India needs a second green revolution along with the next generation of reforms with a view to make agriculture more climate-resistant and environmentally sustainable, said an RBI article on farm sector challenges.
Observing that Indian agriculture has exhibited remarkable resilience during the COVID-19 period, the article said “new emerging challenges warrant a second green revolution along with next-generation reforms”.
Despite the success in terms of production that has ensured food security in the country, food inflation and its volatility remain a challenge, which requires supply-side interventions such as higher public investment, storage infrastructure and promotion of food processing, said the article titled ‘Indian Agriculture: Achievements and Challenges’.
The article said Indian agriculture scaled new heights with record production of various foodgrains, commercial and horticultural crops, exhibiting resilience and ensuring food security during the COVID-19 period.
“The sector, however, confronted various challenges, mitigation of which requires a holistic policy approach,” it said.
For instance, crop productivity in India is much lower than other advanced and emerging market economies due to various factors, like fragmented landholdings, lower farm mechanisation and lower public and private investment in agriculture.
Second, the article said the current overproduction of crops like rice, wheat and sugarcane, has led to rapid depletion of the ground-water table, soil degradation and massive air pollution raising questions about the environmental sustainability of current agricultural practices in India.

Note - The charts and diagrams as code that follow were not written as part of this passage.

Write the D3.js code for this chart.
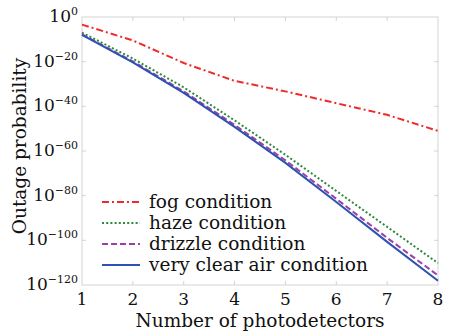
<!DOCTYPE html>
<html>
<head>
<meta charset="utf-8">
<script src="https://cdn.jsdelivr.net/npm/d3@7"></script>
<style>
  body { margin: 0; background: #fff; }
  text { font-family: "DejaVu Serif", serif; fill: #111; }
</style>
</head>
<body>
<script>
// Data: log10 of outage probability
const detectors = [1, 2, 3, 4, 5, 6, 7, 8];
const fogLog = [-3.4, -10.5, -20.6, -28.6, -33.3, -38.6, -43.8, -51.0];
const hazeLog = [-7.0, -18.6, -31.5, -46.3, -61.7, -77.9, -94.0, -110.2];
const drizzleLog = [-7.8, -19.9, -33.3, -48.3, -64.2, -81.4, -98.9, -115.7];
const clearLog = [-8.05, -20.3, -34.0, -49.2, -65.3, -82.8, -100.7, -118.1];
const seriesNames = ["fog condition", "haze condition", "drizzle condition", "very clear air condition"];
const yTickExp = [0, -20, -40, -60, -80, -100, -120];

// Styles
const colors = ["#f02a2a", "#2a8a3a", "#9c40a8", "#2c52b4"];
const dashes = ["7,3,2,3", "2,2.2", "6,3", null];

const W = 455, H = 336;
const margin = { top: 17, right: 17, bottom: 51, left: 82 };
const width = W - margin.left - margin.right,
      height = H - margin.top - margin.bottom;

const svg = d3.select("body").append("svg")
    .attr("width", W)
    .attr("height", H);

const g = svg.append("g")
    .attr("transform", "translate(" + margin.left + "," + margin.top + ")");

const x = d3.scaleLinear().domain([1, 8]).range([0, width]);
const y = d3.scaleLog().domain([1e-120, 1]).range([height, 0]);

const frameColor = "#d4d4d4";

// frame
g.append("rect")
    .attr("width", width).attr("height", height)
    .attr("fill", "none").attr("stroke", frameColor).attr("stroke-width", 1);

// inner ticks on all four sides
const tickLen = 4;
detectors.slice(1, -1).forEach(d => {
    g.append("line").attr("x1", x(d)).attr("x2", x(d)).attr("y1", height).attr("y2", height - tickLen)
        .attr("stroke", frameColor);
    g.append("line").attr("x1", x(d)).attr("x2", x(d)).attr("y1", 0).attr("y2", tickLen)
        .attr("stroke", frameColor);
});
yTickExp.slice(1, -1).forEach(e => {
    g.append("line").attr("x1", 0).attr("x2", tickLen).attr("y1", y(Math.pow(10, e))).attr("y2", y(Math.pow(10, e)))
        .attr("stroke", frameColor);
    g.append("line").attr("x1", width).attr("x2", width - tickLen).attr("y1", y(Math.pow(10, e))).attr("y2", y(Math.pow(10, e)))
        .attr("stroke", frameColor);
});

// x tick labels
g.selectAll(".xlab")
    .data(detectors)
    .enter().append("text")
    .attr("class", "xlab")
    .attr("x", d => x(d))
    .attr("y", height + 20)
    .attr("text-anchor", "middle")
    .style("font-size", "17px")
    .text(d => d);

// y tick labels: 10 with superscript exponent
const ylab = g.selectAll(".ylab")
    .data(yTickExp)
    .enter().append("text")
    .attr("class", "ylab")
    .attr("x", -4)
    .attr("y", d => y(Math.pow(10, d)) + 5)
    .attr("text-anchor", "end")
    .style("font-size", "17px");
ylab.append("tspan").text("10");
ylab.append("tspan")
    .attr("dy", -7)
    .style("font-size", "11px")
    .text(d => d === 0 ? "0" : "\u2212" + Math.abs(d));

// axis titles
svg.append("text")
    .attr("x", margin.left + width / 2)
    .attr("y", 327)
    .attr("text-anchor", "middle")
    .style("font-size", "18.5px")
    .text("Number of photodetectors");

svg.append("text")
    .attr("transform", "translate(26," + 146 + ") rotate(-90)")
    .attr("text-anchor", "middle")
    .style("font-size", "18.5px")
    .text("Outage probability");

// lines
const allSeries = [fogLog, hazeLog, drizzleLog, clearLog];
const line = d3.line()
    .x((d, i) => x(detectors[i]))
    .y(d => y(Math.pow(10, d)));

allSeries.forEach((s, i) => {
    g.append("path")
        .datum(s)
        .attr("d", line)
        .attr("fill", "none")
        .attr("stroke", colors[i])
        .attr("stroke-width", 2)
        .attr("stroke-dasharray", dashes[i]);
});

// legend
const legend = g.append("g").attr("transform", "translate(20," + 185 + ")");
seriesNames.forEach((name, i) => {
    const row = legend.append("g").attr("transform", "translate(0," + (i * 21) + ")");
    row.append("line")
        .attr("x1", 0).attr("x2", 38)
        .attr("stroke", colors[i])
        .attr("stroke-width", 2)
        .attr("stroke-dasharray", dashes[i]);
    row.append("text")
        .attr("x", 47)
        .attr("y", 6)
        .style("font-size", "18.5px")
        .text(name);
});
</script>
</body>
</html>
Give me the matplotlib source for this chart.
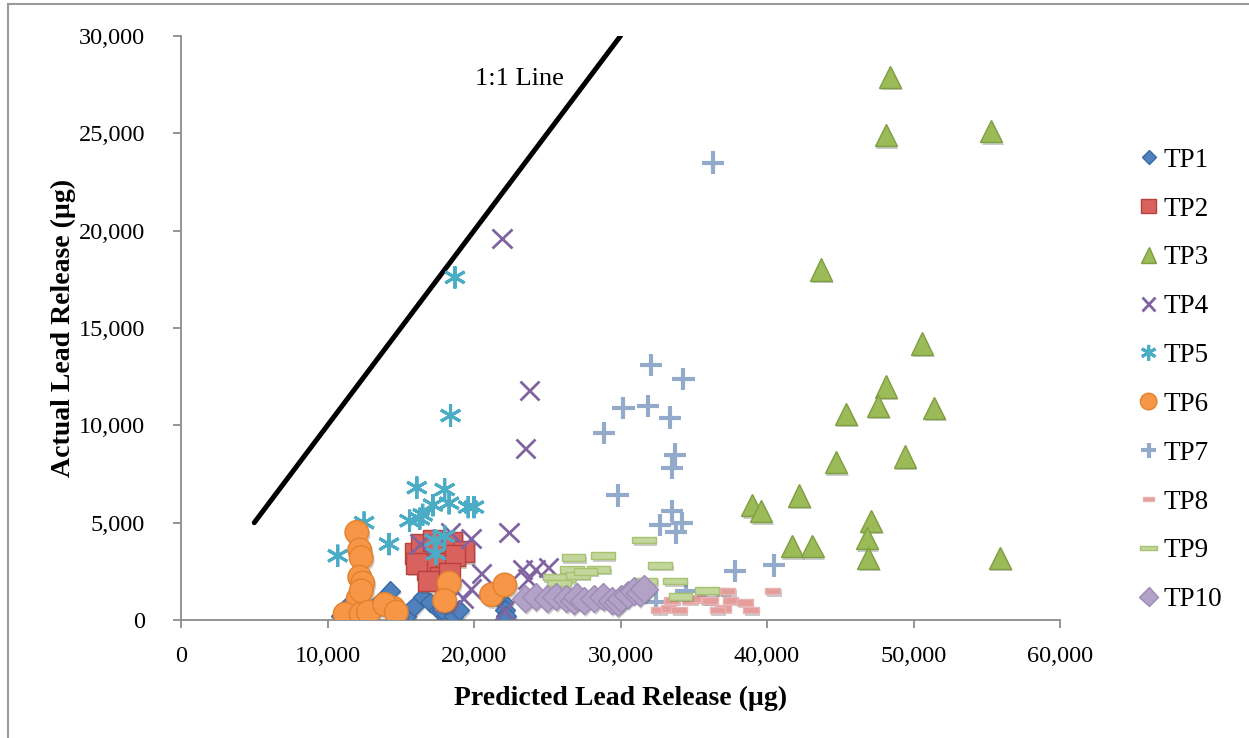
import numpy as np
import matplotlib.pyplot as plt
import matplotlib.patheffects as pe
from matplotlib.patches import Rectangle
from matplotlib.ticker import FuncFormatter, MultipleLocator

plt.rcParams['font.family'] = ['Liberation Serif', 'DejaVu Serif']

# predicted (x) vs actual (y) lead release, ug
tp1_x = [10900, 11300, 12900, 13500, 13900, 14300, 15400, 15900, 16500, 17000, 17600, 17800, 18600, 19000, 22000, 22100, 22200]
tp1_y = [200, 700, 300, 900, 1200, 1500, 200, 700, 1200, 900, 500, 500, 200, 500, 900, 500, 200]

tp2_x = [16000, 16400, 17200, 18500, 19300, 16800, 17300, 18100, 16100, 18700, 17700, 16900, 18300]
tp2_y = [3400, 3900, 4100, 4000, 3500, 2600, 2800, 2900, 2900, 3300, 2200, 2000, 2400]

tp3_x = [48400, 48100, 55300, 43700, 50600, 48100, 47600, 45400, 51400, 44700, 49400, 42200, 39000, 39600, 41700, 43100, 47100, 46800, 46900, 55900]
tp3_y = [27900, 24900, 25100, 18000, 14200, 12000, 11000, 10600, 10900, 8100, 8400, 6400, 5900, 5600, 3800, 3800, 5100, 4200, 3200, 3200]

tp4_x = [21900, 23800, 23500, 22400, 19800, 18400, 16300, 20500, 19800, 19300, 23300, 24200, 25100, 23700, 22100, 18100]
tp4_y = [19600, 11800, 8800, 4500, 4200, 4500, 3900, 2400, 1600, 1100, 2600, 2600, 2700, 2100, 500, 900]

tp5_x = [18700, 18400, 10700, 12500, 14200, 16100, 16300, 15600, 17200, 18000, 18300, 19600, 20000, 17400, 18000, 17300, 16500]
tp5_y = [17600, 10500, 3300, 5000, 3900, 6800, 5200, 5100, 5900, 6700, 6000, 5800, 5800, 3400, 4300, 4100, 5400]

tp6_x = [12000, 12200, 12300, 12200, 12400, 12100, 12300, 11200, 12300, 12800, 14500, 13900, 14700, 18300, 18000, 21200, 22100]
tp6_y = [4500, 3600, 3200, 2200, 1900, 1100, 1500, 300, 300, 400, 600, 800, 400, 1900, 1000, 1300, 1800]

tp7_x = [36300, 32100, 34300, 30200, 31900, 33400, 28900, 33700, 33500, 29800, 33500, 32700, 34200, 33800, 37800, 40500, 32400, 34500]
tp7_y = [23500, 13100, 12400, 10900, 11000, 10400, 9600, 8500, 7800, 6400, 5600, 4900, 5000, 4500, 2500, 2800, 900, 1500]

tp8_x = [32600, 33300, 34000, 33500, 34700, 35300, 36000, 36100, 36900, 37300, 37500, 37000, 38500, 38900, 40400, 36600]
tp8_y = [500, 600, 500, 1000, 1000, 1100, 1000, 1000, 1500, 1500, 1000, 600, 900, 500, 1500, 500]

tp9_x = [26800, 28800, 26700, 28500, 26100, 27100, 25500, 31600, 32700, 31700, 33700, 34100, 35900, 27600, 25800]
tp9_y = [3200, 3300, 2600, 2600, 2100, 2300, 2200, 4100, 2800, 2000, 2000, 1200, 1500, 2500, 1900]

tp10_x = [23500, 24200, 25000, 25600, 26300, 26800, 27000, 27500, 28200, 28800, 29400, 29800, 30000, 30500, 30900, 31300, 31600]
tp10_y = [1100, 1200, 1100, 1200, 1100, 1000, 1200, 1000, 1100, 1200, 1000, 900, 1100, 1300, 1500, 1400, 1600]

line_x = [5000, 30000]
line_y = [5000, 30000]

# flat rectangle markers for TP8 / TP9
bar8 = [(-1, -0.42), (1, -0.42), (1, 0.42), (-1, 0.42), (-1, -0.42)]
bar9 = [(-1, -0.28), (1, -0.28), (1, 0.28), (-1, 0.28), (-1, -0.28)]

series = [
    ("TP1", tp1_x, tp1_y, dict(marker="D", ms=10, mfc="#4F81BD", mec="#3A6AA6", mew=1)),
    ("TP2", tp2_x, tp2_y, dict(marker="s", ms=15, mfc="#D9625F", mec="#B8403D", mew=1)),
    ("TP3", tp3_x, tp3_y, dict(marker="^", ms=16, mfc="#9BBB59", mec="#7E9E40", mew=1)),
    ("TP4", tp4_x, tp4_y, dict(marker="x", ms=14, mfc="none", mec="#8064A2", mew=2)),
    ("TP5", tp5_x, tp5_y, dict(marker=(6, 2, 0), ms=16, mfc="none", mec="#4BACC6", mew=2.2)),
    ("TP6", tp6_x, tp6_y, dict(marker="o", ms=17, mfc="#F79646", mec="#E0822F", mew=1)),
    ("TP7", tp7_x, tp7_y, dict(marker="+", ms=16, mfc="none", mec="#94AACB", mew=3)),
    ("TP8", tp8_x, tp8_y, dict(marker=bar8, ms=11, mfc="#E59D9B", mec="#E8B4B3", mew=1)),
    ("TP9", tp9_x, tp9_y, dict(marker=bar9, ms=17, mfc="#C3D69B", mec="#A7C270", mew=1)),
    ("TP10", tp10_x, tp10_y, dict(marker="D", ms=14, mfc="#B3A2C7", mec="#9E8BB6", mew=1)),
]

fig = plt.figure(figsize=(12.49, 7.38), dpi=100)
ax = fig.add_axes([181 / 1249, 118 / 738, 879 / 1249, 584 / 738])

ax.plot(line_x, line_y, color="black", lw=3.6, solid_capstyle="round", zorder=2)
ax.text(23100, 27800, "1:1 Line", fontsize=19, ha="center", va="center")

shadow = [pe.SimplePatchShadow(offset=(1.2, -1.8), shadow_rgbFace="#555555", alpha=0.3), pe.Normal()]
handles = []
for name, xs, ys, style in series:
    h, = ax.plot(xs, ys, ls="none", label=name, zorder=3, path_effects=shadow, **style)
    handles.append(h)

ax.set_xlim(0, 60000)
ax.set_ylim(0, 30000)
ax.xaxis.set_major_locator(MultipleLocator(10000))
ax.yaxis.set_major_locator(MultipleLocator(5000))
fmt = FuncFormatter(lambda v, p: f"{int(v):,}")
ax.xaxis.set_major_formatter(fmt)
ax.yaxis.set_major_formatter(fmt)

for side in ["top", "right"]:
    ax.spines[side].set_visible(False)
for side in ["left", "bottom"]:
    ax.spines[side].set_color("#8C8C8C")
    ax.spines[side].set_linewidth(1.3)
ax.tick_params(axis="both", direction="out", length=6, width=1.3, color="#8C8C8C", labelsize=17.5)
ax.tick_params(axis="x", pad=13)
ax.tick_params(axis="y", pad=20)

ax.set_xlabel("Predicted Lead Release (µg)", fontsize=20, fontweight="bold", labelpad=13)
ax.set_ylabel("Actual Lead Release (µg)", fontsize=20, fontweight="bold", labelpad=2)

leg = fig.legend(handles=handles, loc="upper left", bbox_to_anchor=(1127 / 1249, 1 - 137 / 738),
                 frameon=False, fontsize=19.5, handlelength=0.8, handletextpad=0.15,
                 labelspacing=0.88, markerscale=0.7, borderaxespad=0)
for lh in leg.legend_handles:
    lh.set_path_effects([pe.Normal()])

# thin outer frame around the chart area
fig.patches.append(Rectangle((8 / 1249, -0.05), 1.2, 1.05 - 4 / 738, transform=fig.transFigure,
                             fill=False, edgecolor="#9A9A9A", lw=1.5))

fig.savefig("out.png", dpi=100)
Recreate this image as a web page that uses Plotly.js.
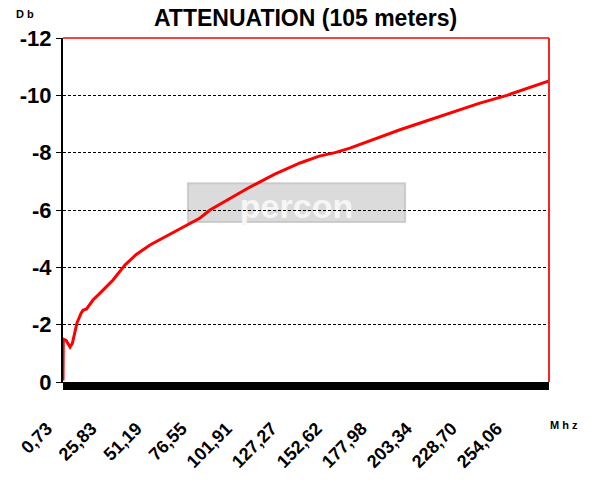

Also, despite surplus production in many of the commodities, food inflation and volatility in prices continue to remain high causing inconvenience to consumers and low and fluctuating income for farmers.
“Addressing these challenges would require a second green revolution focussed on the agriculture water-energy nexus, making agriculture more climate resistant and environmentally sustainable. The use of biotechnology and breeding will be important in developing eco-friendly, disease-resistant, climate-resilient, more nutritious and diversified crop varieties,” it said.
Wider use of digital technology and extension services will be helpful in information sharing and generating awareness among the farmers.
It also stressed that better post-harvest loss-management and a revamp of co-operative movement through the formation of farmer-producer organisations (FPOs) can arrest the volatility in food prices and farmers’ income and help harness the true potential of Indian agriculture.